I am trying to work out a plan and all estimated expenses. One part I'm not sure of is the setup with Utility companies, it's a residential property, is it still a residential house as far as they are concerned or do i need to approach them as a business?
Also secondly, what do you do with any post? I appreciate so much is paperless now but for any post that does arrive (possibly something important?) how can you organise this so all post comes to your main residence always? (Royal Mail only appear to do a paid service of up to 12mnths ('when moving home').
If any experienced UK Hosts can advise that would certainly help and very much appreciated, thank you.
1. If you are using the property only for short term rental you will need business rates for utilities, council tax, water etc. It's not a residential property if it's main purpose is offering accommodation for a fee.
2. What mail are you expecting at the property??? Any bills you can direct to go to your main address.
Thank you Helen. I have zero experience and all quite daunting, I'm just trying to make sure I understand everything.
Ok, it makes sense it's all treated as a business for utilities, that's great thank you.
Can you give any insight (purely for my cost estimating) the difference i'd expect to pay for having business accounts for utilities compared to residential.
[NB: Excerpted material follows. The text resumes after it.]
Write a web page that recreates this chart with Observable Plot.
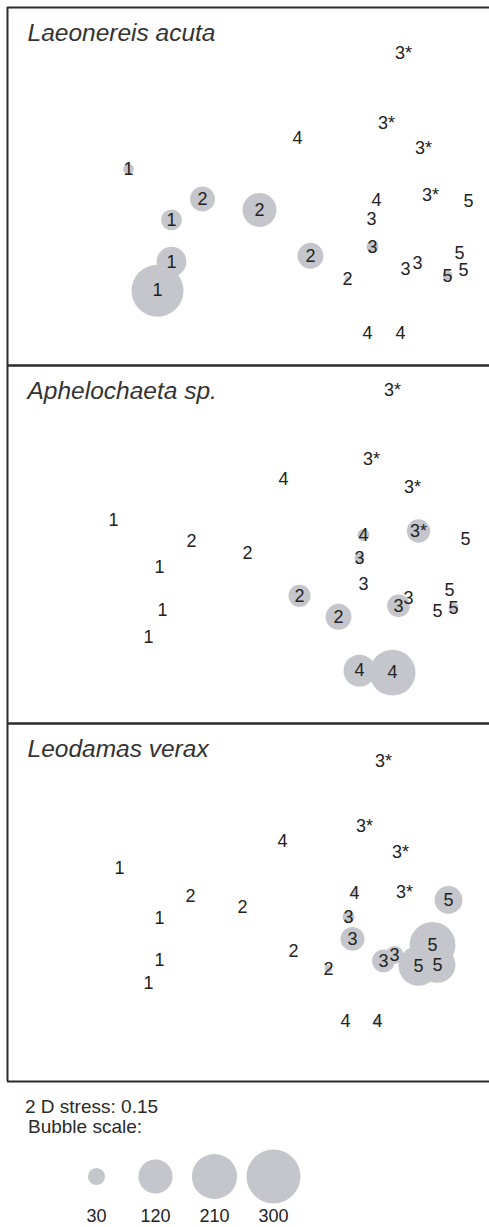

I have no experience here or idea and if I need to be mindful in my costings that these will be high overheads (compared to residential).
RE: Post - I was just trying to think of all scenarios and that sprung to mind.
The best way to get a handle on your costs is to put together a profit and loss budget.
You need to include all your start up costs ie furniture, bedding, kitchen equipment, white goods, decoration,
Then you need all your ongoing costs. You can get quotes from utility companies based on the size of your property, then include mortgage, home insurance for short term lets, business rates, rubbish collection and welcome pack you include, cleaner if you are using one etc
Then estimate how many days a year you are likely to let your place for and at what costs. That will give you your projected income.
Take your costs from your projected income and this will give you your gross profit. Allow about 20% for tax (speak to an accountant and look on the HMRC website for allowable expenses). This will give you likely profit levels.
Then you can decide whether it's worth doing.
Best of luck @Rob9645
Wow, ok, thank you for all the advice and tips there, very much appreciated,
@Rob9645 have a look at Furnished Holiday Lets on gov.uk. There is a wealth of info there on what you can offset against tax, how FHL earnings are pensionable and, unless it changes in next weeks budget, how mortgage interest can also be offset against tax (unlike long term rentals). What they don't say, but is true, is you can allocate the earnings any way you like between the owners of the property. They also don't mention capital gains tax is payable when you sell up. Talk to your local council and get the place a business rates designation and you will likely pay no rates at all but there are requirements on having a certain number of nights rented our although these are usually less onerous than the FHL requirements.
Thank you so much for the info, I'll check out the gov.uk area.